### Data records
■ ■ ■ ■ ■ ■ ■
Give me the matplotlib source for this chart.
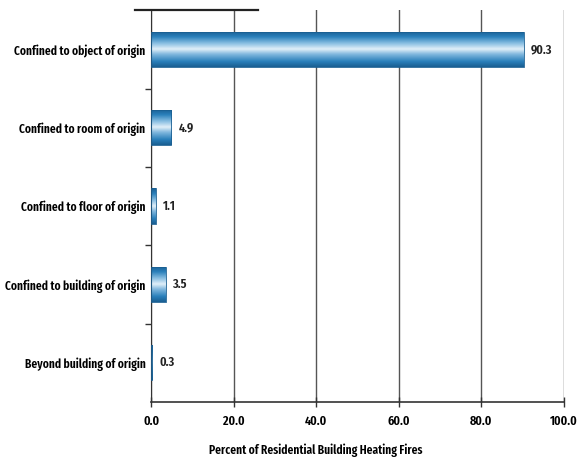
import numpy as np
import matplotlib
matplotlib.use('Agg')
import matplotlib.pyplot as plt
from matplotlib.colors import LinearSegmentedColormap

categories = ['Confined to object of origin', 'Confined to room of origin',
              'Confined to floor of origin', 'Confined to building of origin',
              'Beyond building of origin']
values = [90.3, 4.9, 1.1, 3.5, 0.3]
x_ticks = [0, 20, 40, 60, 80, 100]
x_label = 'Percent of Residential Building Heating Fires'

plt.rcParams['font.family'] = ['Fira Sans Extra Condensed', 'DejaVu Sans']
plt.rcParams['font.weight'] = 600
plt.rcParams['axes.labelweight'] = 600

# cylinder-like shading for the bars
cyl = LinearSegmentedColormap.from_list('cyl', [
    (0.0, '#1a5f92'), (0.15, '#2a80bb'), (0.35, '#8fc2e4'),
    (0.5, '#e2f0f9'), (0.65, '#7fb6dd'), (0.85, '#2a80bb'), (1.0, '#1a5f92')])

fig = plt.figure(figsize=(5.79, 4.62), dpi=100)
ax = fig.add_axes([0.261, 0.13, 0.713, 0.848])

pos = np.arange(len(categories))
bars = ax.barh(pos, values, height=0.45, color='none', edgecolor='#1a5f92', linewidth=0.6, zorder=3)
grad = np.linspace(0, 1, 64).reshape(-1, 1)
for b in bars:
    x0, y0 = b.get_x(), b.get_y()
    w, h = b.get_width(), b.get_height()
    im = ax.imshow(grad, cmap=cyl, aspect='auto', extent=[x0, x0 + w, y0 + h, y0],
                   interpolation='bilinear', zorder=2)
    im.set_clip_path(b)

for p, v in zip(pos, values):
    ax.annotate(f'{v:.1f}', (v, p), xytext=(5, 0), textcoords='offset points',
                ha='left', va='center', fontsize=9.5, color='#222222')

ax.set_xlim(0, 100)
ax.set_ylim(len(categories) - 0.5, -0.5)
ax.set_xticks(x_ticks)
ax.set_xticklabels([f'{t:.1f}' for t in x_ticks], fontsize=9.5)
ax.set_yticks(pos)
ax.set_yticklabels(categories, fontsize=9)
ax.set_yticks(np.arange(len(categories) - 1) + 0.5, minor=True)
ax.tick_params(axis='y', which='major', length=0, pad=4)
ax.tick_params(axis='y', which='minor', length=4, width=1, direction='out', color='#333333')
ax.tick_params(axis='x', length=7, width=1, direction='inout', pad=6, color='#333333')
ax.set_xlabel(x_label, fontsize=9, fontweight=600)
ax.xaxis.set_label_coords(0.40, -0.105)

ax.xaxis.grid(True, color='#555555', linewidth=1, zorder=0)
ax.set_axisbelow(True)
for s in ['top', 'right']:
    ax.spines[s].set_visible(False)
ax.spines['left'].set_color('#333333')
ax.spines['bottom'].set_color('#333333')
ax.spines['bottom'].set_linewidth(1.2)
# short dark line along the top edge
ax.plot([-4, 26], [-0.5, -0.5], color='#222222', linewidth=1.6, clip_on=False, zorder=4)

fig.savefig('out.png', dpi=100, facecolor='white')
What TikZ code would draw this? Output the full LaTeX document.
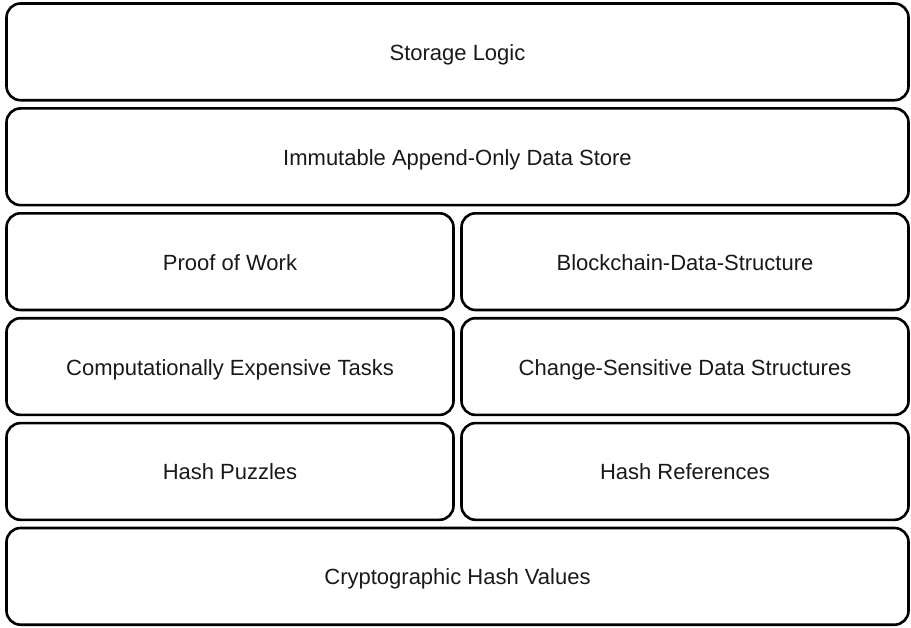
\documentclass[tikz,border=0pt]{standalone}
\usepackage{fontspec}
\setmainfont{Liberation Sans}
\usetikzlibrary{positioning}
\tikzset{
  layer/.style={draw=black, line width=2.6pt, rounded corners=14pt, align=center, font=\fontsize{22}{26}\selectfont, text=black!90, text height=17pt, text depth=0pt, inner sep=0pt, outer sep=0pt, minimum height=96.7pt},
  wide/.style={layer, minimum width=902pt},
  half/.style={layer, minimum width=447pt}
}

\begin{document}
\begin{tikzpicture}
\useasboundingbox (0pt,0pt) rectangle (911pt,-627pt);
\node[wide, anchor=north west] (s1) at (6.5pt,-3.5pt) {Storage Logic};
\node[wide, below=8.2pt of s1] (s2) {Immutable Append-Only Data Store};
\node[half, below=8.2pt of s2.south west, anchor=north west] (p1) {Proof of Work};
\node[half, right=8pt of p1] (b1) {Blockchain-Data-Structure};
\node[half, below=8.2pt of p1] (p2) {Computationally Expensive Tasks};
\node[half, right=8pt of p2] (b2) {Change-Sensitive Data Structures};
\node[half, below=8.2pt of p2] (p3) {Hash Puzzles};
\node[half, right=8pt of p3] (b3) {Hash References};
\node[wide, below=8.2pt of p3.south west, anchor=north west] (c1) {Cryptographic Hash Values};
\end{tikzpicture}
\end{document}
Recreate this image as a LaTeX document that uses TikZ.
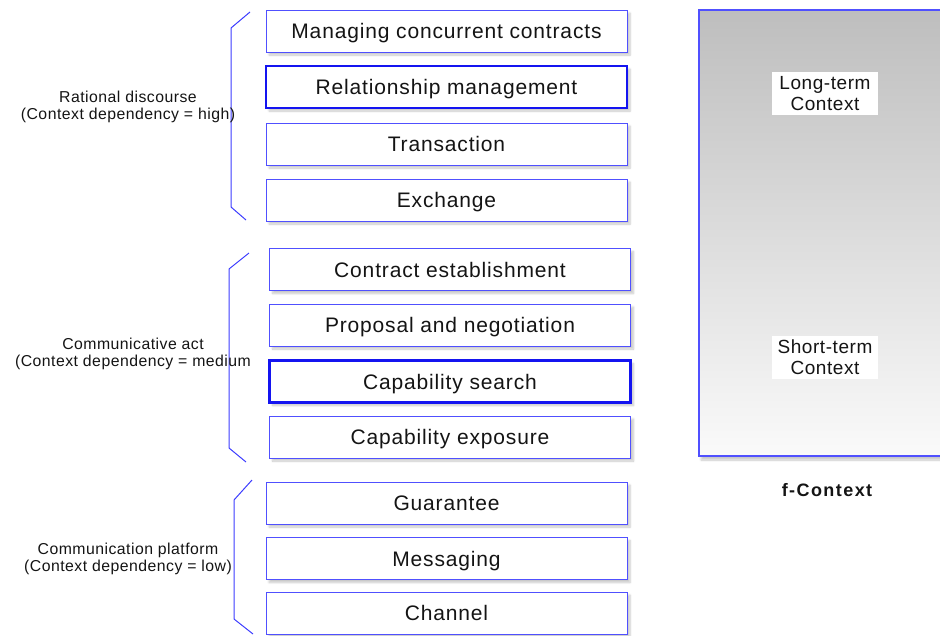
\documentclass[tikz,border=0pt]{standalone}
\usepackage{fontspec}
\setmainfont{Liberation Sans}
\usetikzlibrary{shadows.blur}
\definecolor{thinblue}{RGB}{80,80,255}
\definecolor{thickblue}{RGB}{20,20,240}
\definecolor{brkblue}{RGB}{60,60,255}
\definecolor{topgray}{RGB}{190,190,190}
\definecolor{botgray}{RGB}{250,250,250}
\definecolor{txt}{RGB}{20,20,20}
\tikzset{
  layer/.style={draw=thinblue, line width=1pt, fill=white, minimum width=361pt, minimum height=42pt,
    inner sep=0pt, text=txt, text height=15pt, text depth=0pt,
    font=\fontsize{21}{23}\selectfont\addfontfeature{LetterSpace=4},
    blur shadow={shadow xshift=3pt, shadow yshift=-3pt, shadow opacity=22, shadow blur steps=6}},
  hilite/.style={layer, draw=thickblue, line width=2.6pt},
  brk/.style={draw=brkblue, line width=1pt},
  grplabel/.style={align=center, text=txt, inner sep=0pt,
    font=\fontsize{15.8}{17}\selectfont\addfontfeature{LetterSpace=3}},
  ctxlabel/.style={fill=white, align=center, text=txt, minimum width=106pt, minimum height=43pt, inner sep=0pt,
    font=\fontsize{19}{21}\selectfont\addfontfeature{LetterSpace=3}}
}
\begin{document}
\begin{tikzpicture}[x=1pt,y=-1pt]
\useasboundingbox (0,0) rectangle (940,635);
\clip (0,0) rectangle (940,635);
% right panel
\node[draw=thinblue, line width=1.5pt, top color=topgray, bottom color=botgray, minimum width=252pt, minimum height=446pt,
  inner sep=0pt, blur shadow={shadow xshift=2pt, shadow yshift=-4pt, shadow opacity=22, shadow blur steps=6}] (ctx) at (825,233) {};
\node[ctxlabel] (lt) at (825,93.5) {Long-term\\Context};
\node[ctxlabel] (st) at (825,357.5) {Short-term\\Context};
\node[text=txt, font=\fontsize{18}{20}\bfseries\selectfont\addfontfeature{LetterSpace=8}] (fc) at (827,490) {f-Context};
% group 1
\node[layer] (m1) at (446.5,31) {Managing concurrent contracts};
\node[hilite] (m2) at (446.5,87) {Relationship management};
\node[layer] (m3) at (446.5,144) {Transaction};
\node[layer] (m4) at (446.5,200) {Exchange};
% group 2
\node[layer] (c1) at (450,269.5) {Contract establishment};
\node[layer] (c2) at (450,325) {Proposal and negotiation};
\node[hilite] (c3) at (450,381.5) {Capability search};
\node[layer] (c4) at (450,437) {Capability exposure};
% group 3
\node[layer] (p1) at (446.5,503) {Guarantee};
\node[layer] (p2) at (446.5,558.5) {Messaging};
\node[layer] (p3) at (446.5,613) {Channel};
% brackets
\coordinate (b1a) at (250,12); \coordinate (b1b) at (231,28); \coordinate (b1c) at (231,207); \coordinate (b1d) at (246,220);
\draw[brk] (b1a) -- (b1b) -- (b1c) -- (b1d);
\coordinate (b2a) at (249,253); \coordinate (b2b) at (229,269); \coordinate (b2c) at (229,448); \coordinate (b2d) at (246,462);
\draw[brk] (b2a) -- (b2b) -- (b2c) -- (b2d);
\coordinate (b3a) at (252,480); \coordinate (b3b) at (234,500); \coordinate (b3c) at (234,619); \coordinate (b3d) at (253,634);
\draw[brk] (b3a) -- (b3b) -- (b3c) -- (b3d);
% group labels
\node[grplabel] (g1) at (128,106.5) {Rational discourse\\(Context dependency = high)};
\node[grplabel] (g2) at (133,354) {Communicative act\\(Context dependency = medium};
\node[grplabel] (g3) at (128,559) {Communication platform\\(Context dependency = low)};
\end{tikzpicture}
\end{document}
■ ■ ■ ■ ■ ■ ■
Restate the data word for word from its first line through the line with "from matplotlib.colors import", leaving out any picture along the way.

### Solved exercise
Give me the matplotlib source for this chart.
import numpy as np
import matplotlib
matplotlib.use('Agg')
import matplotlib.pyplot as plt
from matplotlib.colors import LinearSegmentedColormap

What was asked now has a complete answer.